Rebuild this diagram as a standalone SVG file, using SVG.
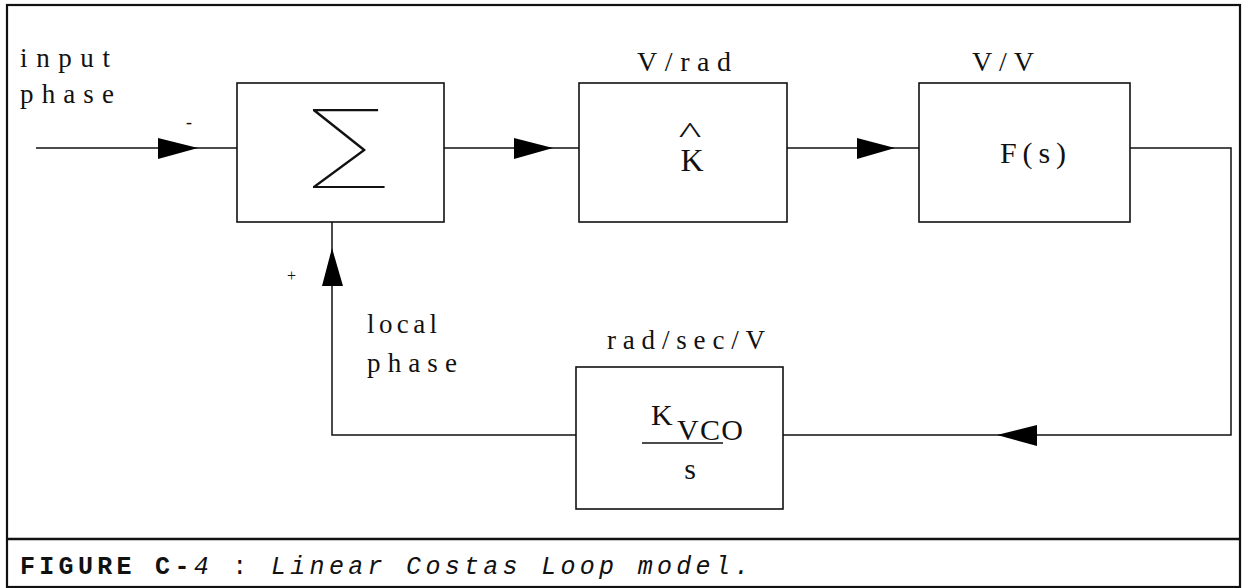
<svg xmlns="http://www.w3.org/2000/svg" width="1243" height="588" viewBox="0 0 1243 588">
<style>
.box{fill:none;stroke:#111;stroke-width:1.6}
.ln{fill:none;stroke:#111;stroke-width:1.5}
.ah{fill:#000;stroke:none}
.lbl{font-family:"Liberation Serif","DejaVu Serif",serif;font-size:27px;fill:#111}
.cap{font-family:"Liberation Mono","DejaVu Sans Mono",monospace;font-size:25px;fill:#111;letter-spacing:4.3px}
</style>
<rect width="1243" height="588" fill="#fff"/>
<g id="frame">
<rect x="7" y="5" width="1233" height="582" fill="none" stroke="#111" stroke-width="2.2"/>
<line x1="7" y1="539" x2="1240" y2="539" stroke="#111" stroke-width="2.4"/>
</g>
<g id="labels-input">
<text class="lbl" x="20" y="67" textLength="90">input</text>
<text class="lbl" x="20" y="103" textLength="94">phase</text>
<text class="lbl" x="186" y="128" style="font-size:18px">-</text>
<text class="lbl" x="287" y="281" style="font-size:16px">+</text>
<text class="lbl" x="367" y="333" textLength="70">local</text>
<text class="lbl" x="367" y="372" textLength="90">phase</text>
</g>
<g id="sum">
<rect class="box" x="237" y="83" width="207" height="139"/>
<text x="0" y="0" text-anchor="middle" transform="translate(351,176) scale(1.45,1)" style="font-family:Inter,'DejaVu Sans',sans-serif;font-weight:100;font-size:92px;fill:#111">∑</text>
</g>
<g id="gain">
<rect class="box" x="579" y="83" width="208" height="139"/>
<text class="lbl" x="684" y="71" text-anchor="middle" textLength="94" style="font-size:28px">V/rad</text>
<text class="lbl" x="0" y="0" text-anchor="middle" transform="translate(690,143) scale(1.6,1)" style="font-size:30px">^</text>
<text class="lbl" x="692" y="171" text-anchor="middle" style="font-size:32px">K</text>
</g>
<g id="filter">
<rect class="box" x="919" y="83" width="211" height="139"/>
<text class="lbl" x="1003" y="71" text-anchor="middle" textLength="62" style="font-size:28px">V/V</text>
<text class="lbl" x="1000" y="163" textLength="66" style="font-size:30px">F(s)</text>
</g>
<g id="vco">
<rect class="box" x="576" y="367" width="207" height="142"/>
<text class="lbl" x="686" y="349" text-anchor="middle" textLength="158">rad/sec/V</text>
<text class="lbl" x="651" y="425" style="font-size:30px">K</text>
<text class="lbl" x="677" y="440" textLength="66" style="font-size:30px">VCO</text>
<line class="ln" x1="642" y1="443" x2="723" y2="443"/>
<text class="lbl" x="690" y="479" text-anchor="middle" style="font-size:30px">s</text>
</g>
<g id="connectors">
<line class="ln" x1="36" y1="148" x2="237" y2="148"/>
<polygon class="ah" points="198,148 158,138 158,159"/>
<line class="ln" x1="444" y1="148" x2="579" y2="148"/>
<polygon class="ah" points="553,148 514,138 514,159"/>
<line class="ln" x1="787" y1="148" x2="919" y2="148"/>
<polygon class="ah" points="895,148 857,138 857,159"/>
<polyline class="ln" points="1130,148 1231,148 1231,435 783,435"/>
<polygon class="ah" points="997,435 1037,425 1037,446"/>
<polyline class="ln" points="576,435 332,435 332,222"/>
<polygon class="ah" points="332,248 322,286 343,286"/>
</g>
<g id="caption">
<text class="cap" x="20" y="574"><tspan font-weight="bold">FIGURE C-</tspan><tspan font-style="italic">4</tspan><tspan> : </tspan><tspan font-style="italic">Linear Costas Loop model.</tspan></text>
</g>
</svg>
· · · · ·
Write the lines above out again exactly, without any of their pictures.

Rebuild this diagram as a standalone SVG file, using SVG.
<svg xmlns="http://www.w3.org/2000/svg" width="1243" height="588" viewBox="0 0 1243 588">
<style>
.box{fill:none;stroke:#111;stroke-width:1.6}
.ln{fill:none;stroke:#111;stroke-width:1.5}
.ah{fill:#000;stroke:none}
.lbl{font-family:"Liberation Serif","DejaVu Serif",serif;font-size:27px;fill:#111}
.cap{font-family:"Liberation Mono","DejaVu Sans Mono",monospace;font-size:25px;fill:#111;letter-spacing:4.3px}
</style>
<rect width="1243" height="588" fill="#fff"/>
<g id="frame">
<rect x="7" y="5" width="1233" height="582" fill="none" stroke="#111" stroke-width="2.2"/>
<line x1="7" y1="539" x2="1240" y2="539" stroke="#111" stroke-width="2.4"/>
</g>
<g id="labels-input">
<text class="lbl" x="20" y="67" textLength="90">input</text>
<text class="lbl" x="20" y="103" textLength="94">phase</text>
<text class="lbl" x="186" y="128" style="font-size:18px">-</text>
<text class="lbl" x="287" y="281" style="font-size:16px">+</text>
<text class="lbl" x="367" y="333" textLength="70">local</text>
<text class="lbl" x="367" y="372" textLength="90">phase</text>
</g>
<g id="sum">
<rect class="box" x="237" y="83" width="207" height="139"/>
<text x="0" y="0" text-anchor="middle" transform="translate(351,176) scale(1.45,1)" style="font-family:Inter,'DejaVu Sans',sans-serif;font-weight:100;font-size:92px;fill:#111">∑</text>
</g>
<g id="gain">
<rect class="box" x="579" y="83" width="208" height="139"/>
<text class="lbl" x="684" y="71" text-anchor="middle" textLength="94" style="font-size:28px">V/rad</text>
<text class="lbl" x="0" y="0" text-anchor="middle" transform="translate(690,143) scale(1.6,1)" style="font-size:30px">^</text>
<text class="lbl" x="692" y="171" text-anchor="middle" style="font-size:32px">K</text>
</g>
<g id="filter">
<rect class="box" x="919" y="83" width="211" height="139"/>
<text class="lbl" x="1003" y="71" text-anchor="middle" textLength="62" style="font-size:28px">V/V</text>
<text class="lbl" x="1000" y="163" textLength="66" style="font-size:30px">F(s)</text>
</g>
<g id="vco">
<rect class="box" x="576" y="367" width="207" height="142"/>
<text class="lbl" x="686" y="349" text-anchor="middle" textLength="158">rad/sec/V</text>
<text class="lbl" x="651" y="425" style="font-size:30px">K</text>
<text class="lbl" x="677" y="440" textLength="66" style="font-size:30px">VCO</text>
<line class="ln" x1="642" y1="443" x2="723" y2="443"/>
<text class="lbl" x="690" y="479" text-anchor="middle" style="font-size:30px">s</text>
</g>
<g id="connectors">
<line class="ln" x1="36" y1="148" x2="237" y2="148"/>
<polygon class="ah" points="198,148 158,138 158,159"/>
<line class="ln" x1="444" y1="148" x2="579" y2="148"/>
<polygon class="ah" points="553,148 514,138 514,159"/>
<line class="ln" x1="787" y1="148" x2="919" y2="148"/>
<polygon class="ah" points="895,148 857,138 857,159"/>
<polyline class="ln" points="1130,148 1231,148 1231,435 783,435"/>
<polygon class="ah" points="997,435 1037,425 1037,446"/>
<polyline class="ln" points="576,435 332,435 332,222"/>
<polygon class="ah" points="332,248 322,286 343,286"/>
</g>
<g id="caption">
<text class="cap" x="20" y="574"><tspan font-weight="bold">FIGURE C-</tspan><tspan font-style="italic">4</tspan><tspan> : </tspan><tspan font-style="italic">Linear Costas Loop model.</tspan></text>
</g>
</svg>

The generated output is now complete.